TASK INSTRUCTIONS: Take the material below and retype it in full; pictures are left out.

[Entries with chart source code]

★ ★ ★ ★ ★ ★ ★

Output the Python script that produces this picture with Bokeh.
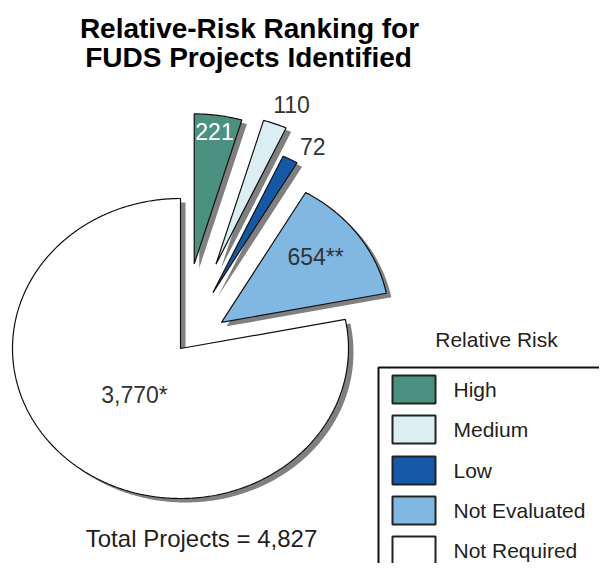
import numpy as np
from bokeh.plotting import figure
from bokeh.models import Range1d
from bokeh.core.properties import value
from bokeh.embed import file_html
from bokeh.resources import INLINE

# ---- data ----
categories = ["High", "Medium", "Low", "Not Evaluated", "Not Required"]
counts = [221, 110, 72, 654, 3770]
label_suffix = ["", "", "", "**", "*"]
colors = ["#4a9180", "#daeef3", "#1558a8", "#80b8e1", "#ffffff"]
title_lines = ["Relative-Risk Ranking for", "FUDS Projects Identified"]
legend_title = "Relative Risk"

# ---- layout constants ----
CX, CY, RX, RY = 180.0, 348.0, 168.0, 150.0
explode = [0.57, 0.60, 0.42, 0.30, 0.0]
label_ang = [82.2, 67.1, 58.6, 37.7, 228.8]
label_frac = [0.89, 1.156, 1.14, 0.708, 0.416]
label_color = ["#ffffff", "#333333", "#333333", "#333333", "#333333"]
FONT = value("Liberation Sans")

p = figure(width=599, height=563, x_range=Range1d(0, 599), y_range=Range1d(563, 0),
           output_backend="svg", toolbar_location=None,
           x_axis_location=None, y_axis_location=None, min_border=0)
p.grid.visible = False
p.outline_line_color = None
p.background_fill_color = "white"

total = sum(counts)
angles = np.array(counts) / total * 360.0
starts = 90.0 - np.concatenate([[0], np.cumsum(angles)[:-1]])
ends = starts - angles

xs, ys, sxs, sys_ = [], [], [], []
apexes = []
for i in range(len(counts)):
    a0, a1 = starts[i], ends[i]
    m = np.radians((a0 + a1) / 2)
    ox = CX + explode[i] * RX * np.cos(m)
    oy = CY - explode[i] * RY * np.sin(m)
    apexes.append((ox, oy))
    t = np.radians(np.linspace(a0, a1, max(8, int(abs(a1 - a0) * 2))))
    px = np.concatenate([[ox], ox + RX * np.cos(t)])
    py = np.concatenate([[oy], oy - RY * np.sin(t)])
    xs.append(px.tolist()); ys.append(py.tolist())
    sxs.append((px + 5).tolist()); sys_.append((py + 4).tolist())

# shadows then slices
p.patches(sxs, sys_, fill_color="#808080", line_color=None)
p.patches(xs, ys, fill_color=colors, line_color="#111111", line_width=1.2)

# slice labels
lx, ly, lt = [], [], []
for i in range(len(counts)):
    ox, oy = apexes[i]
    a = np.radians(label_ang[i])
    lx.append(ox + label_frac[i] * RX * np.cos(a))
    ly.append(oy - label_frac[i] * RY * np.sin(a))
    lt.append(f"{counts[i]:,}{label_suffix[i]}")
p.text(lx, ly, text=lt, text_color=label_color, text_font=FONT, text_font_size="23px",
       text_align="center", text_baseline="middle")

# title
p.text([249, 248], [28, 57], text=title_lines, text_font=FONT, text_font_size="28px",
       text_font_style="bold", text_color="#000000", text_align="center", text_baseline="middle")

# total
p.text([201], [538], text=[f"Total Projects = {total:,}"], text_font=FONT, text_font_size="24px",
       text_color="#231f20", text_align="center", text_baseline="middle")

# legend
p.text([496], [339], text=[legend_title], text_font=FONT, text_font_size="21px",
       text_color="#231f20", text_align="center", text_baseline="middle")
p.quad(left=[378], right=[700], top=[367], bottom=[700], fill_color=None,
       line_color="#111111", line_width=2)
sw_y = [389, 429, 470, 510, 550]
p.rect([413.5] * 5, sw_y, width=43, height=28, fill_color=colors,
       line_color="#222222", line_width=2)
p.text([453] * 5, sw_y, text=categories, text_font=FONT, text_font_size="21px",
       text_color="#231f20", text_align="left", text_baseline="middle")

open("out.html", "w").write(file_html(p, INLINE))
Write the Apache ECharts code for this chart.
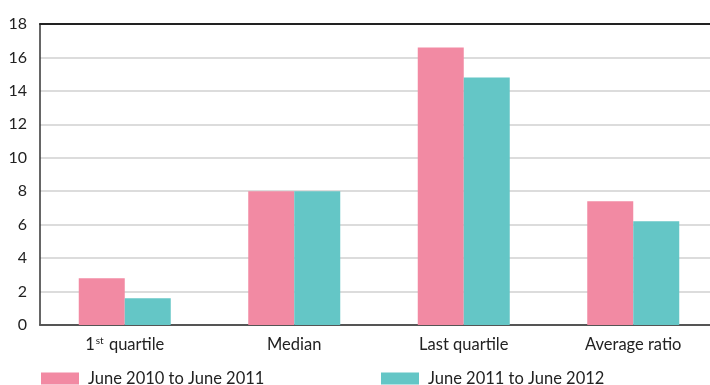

★ ★ ★ ★ ★ ★ ★

RESULT:
Output the Python script that produces this picture with Bokeh.
import numpy as np
from bokeh.plotting import figure
from bokeh.models import Range1d
from bokeh.core.properties import value
from bokeh.embed import file_html
from bokeh.resources import INLINE

# ---- data ----
categories = ["High", "Medium", "Low", "Not Evaluated", "Not Required"]
counts = [221, 110, 72, 654, 3770]
label_suffix = ["", "", "", "**", "*"]
colors = ["#4a9180", "#daeef3", "#1558a8", "#80b8e1", "#ffffff"]
title_lines = ["Relative-Risk Ranking for", "FUDS Projects Identified"]
legend_title = "Relative Risk"

# ---- layout constants ----
CX, CY, RX, RY = 180.0, 348.0, 168.0, 150.0
explode = [0.57, 0.60, 0.42, 0.30, 0.0]
label_ang = [82.2, 67.1, 58.6, 37.7, 228.8]
label_frac = [0.89, 1.156, 1.14, 0.708, 0.416]
label_color = ["#ffffff", "#333333", "#333333", "#333333", "#333333"]
FONT = value("Liberation Sans")

p = figure(width=599, height=563, x_range=Range1d(0, 599), y_range=Range1d(563, 0),
           output_backend="svg", toolbar_location=None,
           x_axis_location=None, y_axis_location=None, min_border=0)
p.grid.visible = False
p.outline_line_color = None
p.background_fill_color = "white"

total = sum(counts)
angles = np.array(counts) / total * 360.0
starts = 90.0 - np.concatenate([[0], np.cumsum(angles)[:-1]])
ends = starts - angles

xs, ys, sxs, sys_ = [], [], [], []
apexes = []
for i in range(len(counts)):
    a0, a1 = starts[i], ends[i]
    m = np.radians((a0 + a1) / 2)
    ox = CX + explode[i] * RX * np.cos(m)
    oy = CY - explode[i] * RY * np.sin(m)
    apexes.append((ox, oy))
    t = np.radians(np.linspace(a0, a1, max(8, int(abs(a1 - a0) * 2))))
    px = np.concatenate([[ox], ox + RX * np.cos(t)])
    py = np.concatenate([[oy], oy - RY * np.sin(t)])
    xs.append(px.tolist()); ys.append(py.tolist())
    sxs.append((px + 5).tolist()); sys_.append((py + 4).tolist())

# shadows then slices
p.patches(sxs, sys_, fill_color="#808080", line_color=None)
p.patches(xs, ys, fill_color=colors, line_color="#111111", line_width=1.2)

# slice labels
lx, ly, lt = [], [], []
for i in range(len(counts)):
    ox, oy = apexes[i]
    a = np.radians(label_ang[i])
    lx.append(ox + label_frac[i] * RX * np.cos(a))
    ly.append(oy - label_frac[i] * RY * np.sin(a))
    lt.append(f"{counts[i]:,}{label_suffix[i]}")
p.text(lx, ly, text=lt, text_color=label_color, text_font=FONT, text_font_size="23px",
       text_align="center", text_baseline="middle")

# title
p.text([249, 248], [28, 57], text=title_lines, text_font=FONT, text_font_size="28px",
       text_font_style="bold", text_color="#000000", text_align="center", text_baseline="middle")

# total
p.text([201], [538], text=[f"Total Projects = {total:,}"], text_font=FONT, text_font_size="24px",
       text_color="#231f20", text_align="center", text_baseline="middle")

# legend
p.text([496], [339], text=[legend_title], text_font=FONT, text_font_size="21px",
       text_color="#231f20", text_align="center", text_baseline="middle")
p.quad(left=[378], right=[700], top=[367], bottom=[700], fill_color=None,
       line_color="#111111", line_width=2)
sw_y = [389, 429, 470, 510, 550]
p.rect([413.5] * 5, sw_y, width=43, height=28, fill_color=colors,
       line_color="#222222", line_width=2)
p.text([453] * 5, sw_y, text=categories, text_font=FONT, text_font_size="21px",
       text_color="#231f20", text_align="left", text_baseline="middle")

open("out.html", "w").write(file_html(p, INLINE))
Write the Apache ECharts code for this chart.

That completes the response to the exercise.